Nanoparticles Stabilized Oil Water Emulsion Flow

Abstract

Abstract Nanoparticles (NP) stabilized oil-water emulsion flow is studied experimentally and theoretically for both hydrophilic and hydrophobic NP, under Water Sweep (WS) and Oil Sweep (OS) conditions. Novel and highly accurate experimental data are collected for different NP concentrations and different pump speeds. The Legacy-Texaco skid flow loop is modified to enable data acquisition, and the microscopic camera is modified with Vector Control Module (VCM), as well. The phase inversion is measured utilizing a Circular Differential Dielectric Sensor (C-DDS), a Rectangular DDS (R-DDS), pressure transducer and mass flow meter. Droplet size distribution data are acquired with a microscopic camera for dilute dispersed-phase volume fractions. Data are acquired from all 5 instruments simultaneously.

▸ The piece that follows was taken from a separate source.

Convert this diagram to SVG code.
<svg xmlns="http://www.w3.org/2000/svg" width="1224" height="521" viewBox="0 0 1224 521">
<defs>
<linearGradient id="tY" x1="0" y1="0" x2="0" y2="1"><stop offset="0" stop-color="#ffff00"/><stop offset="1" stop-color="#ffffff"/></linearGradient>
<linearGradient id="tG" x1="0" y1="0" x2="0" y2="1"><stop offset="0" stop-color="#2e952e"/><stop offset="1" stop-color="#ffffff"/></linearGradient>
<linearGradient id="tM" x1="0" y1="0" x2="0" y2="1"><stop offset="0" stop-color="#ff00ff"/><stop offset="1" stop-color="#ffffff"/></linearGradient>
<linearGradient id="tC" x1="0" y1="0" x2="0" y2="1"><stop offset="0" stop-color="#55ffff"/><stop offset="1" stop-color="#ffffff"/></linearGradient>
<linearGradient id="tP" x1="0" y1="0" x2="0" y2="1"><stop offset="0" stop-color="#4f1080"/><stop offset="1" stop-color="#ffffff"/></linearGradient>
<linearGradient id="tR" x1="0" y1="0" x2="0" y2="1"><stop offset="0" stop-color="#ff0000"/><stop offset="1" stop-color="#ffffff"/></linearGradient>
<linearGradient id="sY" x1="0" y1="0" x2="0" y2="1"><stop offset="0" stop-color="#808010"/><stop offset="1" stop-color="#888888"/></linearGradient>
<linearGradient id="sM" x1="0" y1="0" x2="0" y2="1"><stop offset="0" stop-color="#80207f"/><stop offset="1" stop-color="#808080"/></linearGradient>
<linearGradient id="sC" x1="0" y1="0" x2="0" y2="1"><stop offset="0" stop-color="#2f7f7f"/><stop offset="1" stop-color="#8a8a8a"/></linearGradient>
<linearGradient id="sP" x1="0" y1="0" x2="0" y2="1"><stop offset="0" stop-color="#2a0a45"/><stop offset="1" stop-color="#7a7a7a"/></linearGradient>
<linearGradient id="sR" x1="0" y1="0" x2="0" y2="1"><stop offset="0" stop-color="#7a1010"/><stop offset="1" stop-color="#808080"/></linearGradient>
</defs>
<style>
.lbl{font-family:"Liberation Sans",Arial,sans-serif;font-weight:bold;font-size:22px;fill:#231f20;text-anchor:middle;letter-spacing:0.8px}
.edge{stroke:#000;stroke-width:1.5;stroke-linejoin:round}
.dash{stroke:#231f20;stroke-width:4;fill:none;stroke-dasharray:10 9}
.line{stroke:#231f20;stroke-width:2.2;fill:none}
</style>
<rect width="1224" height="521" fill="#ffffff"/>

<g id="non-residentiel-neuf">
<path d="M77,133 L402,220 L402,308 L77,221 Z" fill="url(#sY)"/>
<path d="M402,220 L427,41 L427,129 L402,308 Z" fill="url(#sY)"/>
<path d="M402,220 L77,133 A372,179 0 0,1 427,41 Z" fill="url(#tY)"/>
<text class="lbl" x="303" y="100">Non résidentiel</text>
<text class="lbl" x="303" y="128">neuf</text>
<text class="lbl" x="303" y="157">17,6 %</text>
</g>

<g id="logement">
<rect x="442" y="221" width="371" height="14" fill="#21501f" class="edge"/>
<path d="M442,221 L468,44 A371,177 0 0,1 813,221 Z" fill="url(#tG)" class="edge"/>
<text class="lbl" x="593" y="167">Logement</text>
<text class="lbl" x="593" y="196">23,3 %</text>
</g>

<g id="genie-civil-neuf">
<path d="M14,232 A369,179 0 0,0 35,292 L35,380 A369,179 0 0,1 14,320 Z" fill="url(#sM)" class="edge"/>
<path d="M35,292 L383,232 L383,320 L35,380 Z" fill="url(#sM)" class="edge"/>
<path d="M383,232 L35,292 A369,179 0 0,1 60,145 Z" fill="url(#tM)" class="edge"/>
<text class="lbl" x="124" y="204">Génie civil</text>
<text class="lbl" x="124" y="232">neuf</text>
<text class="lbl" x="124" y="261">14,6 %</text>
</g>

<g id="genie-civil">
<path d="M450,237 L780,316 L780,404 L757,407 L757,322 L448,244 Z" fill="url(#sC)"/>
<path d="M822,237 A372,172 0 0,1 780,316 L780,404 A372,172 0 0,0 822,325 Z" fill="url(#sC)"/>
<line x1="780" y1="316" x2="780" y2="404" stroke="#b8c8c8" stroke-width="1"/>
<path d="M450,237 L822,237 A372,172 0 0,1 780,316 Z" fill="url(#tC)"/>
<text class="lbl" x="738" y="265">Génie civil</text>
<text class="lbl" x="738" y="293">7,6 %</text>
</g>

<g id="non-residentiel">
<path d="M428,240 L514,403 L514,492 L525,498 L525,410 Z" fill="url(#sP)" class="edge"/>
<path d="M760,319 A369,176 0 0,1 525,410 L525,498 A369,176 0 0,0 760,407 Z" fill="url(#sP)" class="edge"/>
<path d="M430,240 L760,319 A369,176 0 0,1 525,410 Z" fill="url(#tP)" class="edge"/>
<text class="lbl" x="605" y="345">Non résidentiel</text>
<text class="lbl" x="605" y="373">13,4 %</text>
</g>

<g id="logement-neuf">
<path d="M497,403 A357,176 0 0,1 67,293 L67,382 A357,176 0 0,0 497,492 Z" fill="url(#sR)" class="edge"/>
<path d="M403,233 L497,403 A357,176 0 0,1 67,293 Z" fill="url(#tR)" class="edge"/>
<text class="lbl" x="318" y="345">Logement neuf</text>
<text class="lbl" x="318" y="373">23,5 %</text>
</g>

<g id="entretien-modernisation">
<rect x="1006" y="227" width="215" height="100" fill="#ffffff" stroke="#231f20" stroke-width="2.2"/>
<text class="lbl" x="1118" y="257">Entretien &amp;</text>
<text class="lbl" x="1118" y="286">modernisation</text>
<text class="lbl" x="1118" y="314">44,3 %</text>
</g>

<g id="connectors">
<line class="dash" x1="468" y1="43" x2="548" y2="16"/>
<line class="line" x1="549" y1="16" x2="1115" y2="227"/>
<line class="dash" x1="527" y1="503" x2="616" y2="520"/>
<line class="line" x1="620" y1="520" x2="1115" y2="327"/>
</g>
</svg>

Hydrophilic NP, even at low concentrations, consistently delay the occurrence of phase inversion as dispersed phase fraction is increased. Concentration of 1 wt% hydrophilic NP delays the phase inversion up to 93% of organic volume fractions for o/w dispersions. The transient phase inversion period is shorter (1.5 to 2 min.) for hydrophilic NP emulsions; longer phase inversion durations (greater than 2 min) occur for the hydrophobic NP emulsions. With increase of hydrophobic NP concentration, the viscosity of mineral oil increases significantly. Hydrophobic NP stabilized emulsions (in higher concentrations) exhibit shear thinning behavior indicating that yield stress must be applied in order to initiate flow. Concentrations of 0.05 and 0.11 wt % of Hydrophobic NP cause early phase inversion at all 3 pump RPMs. However, at concentration of 0.5, 0.8 and 1 wt % lead to delay in phase inversion. Extension of Pereyra (2011) correlation for dMAX is carried out for NP stabilized emulsion flow. Log Normal distribution and modified Rosin Rammler distribution are recommended for prediction of the cumulative droplet size distributions of NP stabilized emulsions for OS flow. Optimized parameter sets are generated from experimental data for in both these distributions. Comparison between the acquired data and both log normal distribution and Rosin Rammler distribution predictions show Normalized Root-Mean-Square Deviation (NRMSD) discrepancy values less than 13%.